THE PROBLEM
Copy the lines of the data below exactly, starting at the first and stopping after the line that contains "41,42,43,44,45,46,47,48,49,50,51,52,53,54,55,56,57,58,59,60];"; include no pictures.

PROVIDED DATA
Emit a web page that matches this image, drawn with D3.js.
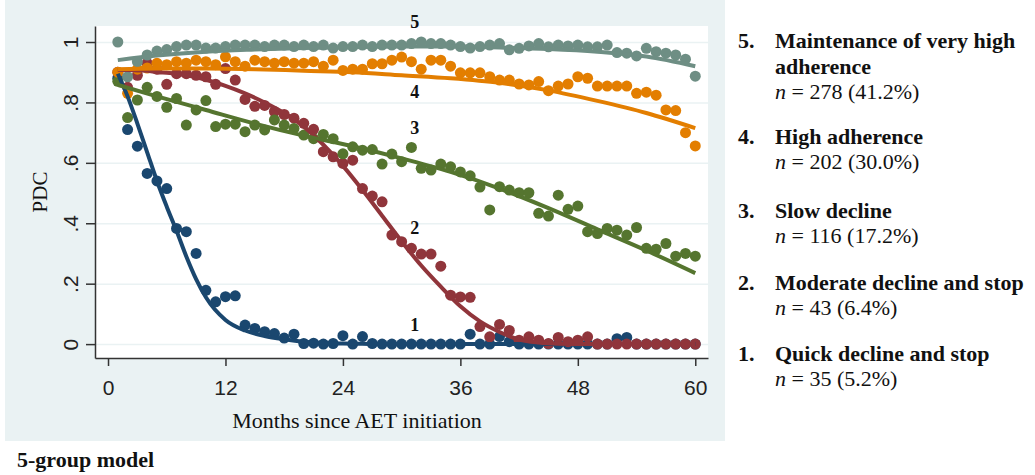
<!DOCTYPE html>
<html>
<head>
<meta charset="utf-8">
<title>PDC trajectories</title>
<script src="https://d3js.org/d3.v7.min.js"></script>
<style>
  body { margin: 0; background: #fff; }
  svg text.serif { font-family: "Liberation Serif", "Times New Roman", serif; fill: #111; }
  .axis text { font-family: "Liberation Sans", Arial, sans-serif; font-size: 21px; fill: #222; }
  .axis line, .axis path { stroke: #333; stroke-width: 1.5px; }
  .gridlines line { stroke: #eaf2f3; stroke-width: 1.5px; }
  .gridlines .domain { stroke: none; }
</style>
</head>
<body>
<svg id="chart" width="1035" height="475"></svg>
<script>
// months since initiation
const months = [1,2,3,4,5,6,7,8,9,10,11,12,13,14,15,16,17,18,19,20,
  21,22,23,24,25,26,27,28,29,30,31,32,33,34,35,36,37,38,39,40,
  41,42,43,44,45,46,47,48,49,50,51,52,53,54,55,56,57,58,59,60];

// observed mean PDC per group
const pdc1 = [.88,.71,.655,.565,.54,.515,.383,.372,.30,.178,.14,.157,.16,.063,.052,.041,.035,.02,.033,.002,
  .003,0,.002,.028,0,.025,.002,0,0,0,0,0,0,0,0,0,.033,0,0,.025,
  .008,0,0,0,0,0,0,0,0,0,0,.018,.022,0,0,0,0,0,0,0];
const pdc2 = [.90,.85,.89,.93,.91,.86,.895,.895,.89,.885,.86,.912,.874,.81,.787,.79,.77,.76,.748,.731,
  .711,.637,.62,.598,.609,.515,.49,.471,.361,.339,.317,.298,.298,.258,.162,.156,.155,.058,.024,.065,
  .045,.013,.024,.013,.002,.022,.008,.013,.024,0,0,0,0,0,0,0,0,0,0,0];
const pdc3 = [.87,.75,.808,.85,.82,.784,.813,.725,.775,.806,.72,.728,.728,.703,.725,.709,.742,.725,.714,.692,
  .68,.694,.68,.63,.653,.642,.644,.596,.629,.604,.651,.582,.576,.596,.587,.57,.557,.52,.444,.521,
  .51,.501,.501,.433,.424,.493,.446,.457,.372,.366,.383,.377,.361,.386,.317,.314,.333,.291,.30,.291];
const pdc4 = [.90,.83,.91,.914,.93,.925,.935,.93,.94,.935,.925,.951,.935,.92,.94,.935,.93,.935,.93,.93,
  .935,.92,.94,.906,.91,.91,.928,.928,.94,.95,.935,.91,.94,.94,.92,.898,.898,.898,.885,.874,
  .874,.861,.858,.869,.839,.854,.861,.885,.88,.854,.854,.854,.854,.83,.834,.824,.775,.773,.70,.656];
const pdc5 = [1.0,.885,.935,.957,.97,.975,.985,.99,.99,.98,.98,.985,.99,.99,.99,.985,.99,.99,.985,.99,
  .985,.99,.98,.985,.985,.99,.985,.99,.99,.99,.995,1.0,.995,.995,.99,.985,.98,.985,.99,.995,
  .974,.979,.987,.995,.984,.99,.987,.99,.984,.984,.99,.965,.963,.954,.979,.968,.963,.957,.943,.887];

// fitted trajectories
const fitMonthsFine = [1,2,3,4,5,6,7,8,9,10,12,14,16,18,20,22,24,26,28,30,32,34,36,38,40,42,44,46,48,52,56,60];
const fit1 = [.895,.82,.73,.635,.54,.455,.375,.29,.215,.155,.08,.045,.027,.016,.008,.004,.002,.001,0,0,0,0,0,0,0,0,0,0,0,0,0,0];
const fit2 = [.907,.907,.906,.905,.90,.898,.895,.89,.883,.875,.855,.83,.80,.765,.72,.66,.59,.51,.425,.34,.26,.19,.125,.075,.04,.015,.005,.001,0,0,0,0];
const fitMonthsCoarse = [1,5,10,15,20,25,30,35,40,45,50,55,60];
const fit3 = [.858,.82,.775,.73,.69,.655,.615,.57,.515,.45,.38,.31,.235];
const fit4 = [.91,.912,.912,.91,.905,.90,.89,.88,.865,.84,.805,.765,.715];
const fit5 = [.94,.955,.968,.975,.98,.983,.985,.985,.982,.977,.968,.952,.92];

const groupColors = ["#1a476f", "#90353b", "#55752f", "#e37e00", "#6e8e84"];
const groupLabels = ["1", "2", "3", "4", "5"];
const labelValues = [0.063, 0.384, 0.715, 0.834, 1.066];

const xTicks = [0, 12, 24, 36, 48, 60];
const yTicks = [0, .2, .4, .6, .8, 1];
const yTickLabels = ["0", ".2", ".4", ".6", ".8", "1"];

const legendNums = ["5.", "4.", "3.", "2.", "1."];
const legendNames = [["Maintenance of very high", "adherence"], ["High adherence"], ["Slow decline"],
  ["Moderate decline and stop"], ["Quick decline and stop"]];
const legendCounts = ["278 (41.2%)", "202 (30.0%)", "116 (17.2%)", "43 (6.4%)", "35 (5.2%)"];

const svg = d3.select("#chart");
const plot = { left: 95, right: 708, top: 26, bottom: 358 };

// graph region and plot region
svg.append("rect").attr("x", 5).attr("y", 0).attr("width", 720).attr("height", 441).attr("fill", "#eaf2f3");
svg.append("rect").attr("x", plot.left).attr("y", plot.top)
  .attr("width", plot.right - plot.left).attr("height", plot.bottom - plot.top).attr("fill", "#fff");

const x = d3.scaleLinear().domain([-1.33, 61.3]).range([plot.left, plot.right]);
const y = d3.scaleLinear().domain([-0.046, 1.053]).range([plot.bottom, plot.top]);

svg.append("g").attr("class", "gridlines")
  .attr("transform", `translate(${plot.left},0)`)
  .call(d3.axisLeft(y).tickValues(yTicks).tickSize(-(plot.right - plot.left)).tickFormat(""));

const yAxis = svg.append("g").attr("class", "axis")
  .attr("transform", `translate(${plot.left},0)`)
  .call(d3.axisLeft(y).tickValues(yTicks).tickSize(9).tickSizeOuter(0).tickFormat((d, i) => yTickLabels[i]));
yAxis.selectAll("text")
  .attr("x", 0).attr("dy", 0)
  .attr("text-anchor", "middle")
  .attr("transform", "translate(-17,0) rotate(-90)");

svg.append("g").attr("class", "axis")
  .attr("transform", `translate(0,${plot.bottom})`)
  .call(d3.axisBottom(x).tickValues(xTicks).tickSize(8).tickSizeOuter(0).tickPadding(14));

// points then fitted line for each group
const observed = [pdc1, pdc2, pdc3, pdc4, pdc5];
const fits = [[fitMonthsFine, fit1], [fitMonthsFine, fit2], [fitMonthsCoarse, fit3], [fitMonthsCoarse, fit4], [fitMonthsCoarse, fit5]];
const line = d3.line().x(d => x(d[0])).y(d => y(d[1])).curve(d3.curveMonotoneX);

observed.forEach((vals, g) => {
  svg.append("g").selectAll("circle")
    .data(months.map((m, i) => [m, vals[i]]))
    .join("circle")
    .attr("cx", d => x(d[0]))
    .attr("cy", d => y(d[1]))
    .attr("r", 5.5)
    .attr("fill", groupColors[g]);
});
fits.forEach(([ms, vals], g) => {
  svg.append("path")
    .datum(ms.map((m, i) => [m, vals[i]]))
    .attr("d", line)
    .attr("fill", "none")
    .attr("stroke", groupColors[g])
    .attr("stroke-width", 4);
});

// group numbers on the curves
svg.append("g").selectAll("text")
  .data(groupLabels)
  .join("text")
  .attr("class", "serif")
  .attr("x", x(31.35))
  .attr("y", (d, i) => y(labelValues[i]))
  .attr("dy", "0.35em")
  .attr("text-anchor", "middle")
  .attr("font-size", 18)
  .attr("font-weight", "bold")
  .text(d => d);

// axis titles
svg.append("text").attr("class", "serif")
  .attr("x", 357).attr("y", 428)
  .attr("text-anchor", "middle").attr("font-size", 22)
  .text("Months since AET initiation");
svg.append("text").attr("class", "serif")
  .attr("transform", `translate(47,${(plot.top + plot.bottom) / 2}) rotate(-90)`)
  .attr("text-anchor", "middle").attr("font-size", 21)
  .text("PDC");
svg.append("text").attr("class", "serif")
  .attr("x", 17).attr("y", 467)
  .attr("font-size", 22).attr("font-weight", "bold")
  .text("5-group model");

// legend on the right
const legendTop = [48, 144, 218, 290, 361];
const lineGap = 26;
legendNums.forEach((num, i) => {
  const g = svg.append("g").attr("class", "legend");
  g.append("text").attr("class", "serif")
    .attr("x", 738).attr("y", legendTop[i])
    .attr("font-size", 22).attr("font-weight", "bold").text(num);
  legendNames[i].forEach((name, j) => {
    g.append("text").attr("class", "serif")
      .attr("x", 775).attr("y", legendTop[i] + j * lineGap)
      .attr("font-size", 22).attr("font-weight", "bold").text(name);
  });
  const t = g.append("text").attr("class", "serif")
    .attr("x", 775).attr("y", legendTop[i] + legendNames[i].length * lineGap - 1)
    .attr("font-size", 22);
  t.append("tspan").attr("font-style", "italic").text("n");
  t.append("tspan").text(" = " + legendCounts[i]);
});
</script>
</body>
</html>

EXERCISE RESPONSE
Emit a web page that matches this image, drawn with D3.js.
<!DOCTYPE html>
<html>
<head>
<meta charset="utf-8">
<title>PDC trajectories</title>
<script src="https://d3js.org/d3.v7.min.js"></script>
<style>
  body { margin: 0; background: #fff; }
  svg text.serif { font-family: "Liberation Serif", "Times New Roman", serif; fill: #111; }
  .axis text { font-family: "Liberation Sans", Arial, sans-serif; font-size: 21px; fill: #222; }
  .axis line, .axis path { stroke: #333; stroke-width: 1.5px; }
  .gridlines line { stroke: #eaf2f3; stroke-width: 1.5px; }
  .gridlines .domain { stroke: none; }
</style>
</head>
<body>
<svg id="chart" width="1035" height="475"></svg>
<script>
// months since initiation
const months = [1,2,3,4,5,6,7,8,9,10,11,12,13,14,15,16,17,18,19,20,
  21,22,23,24,25,26,27,28,29,30,31,32,33,34,35,36,37,38,39,40,
  41,42,43,44,45,46,47,48,49,50,51,52,53,54,55,56,57,58,59,60];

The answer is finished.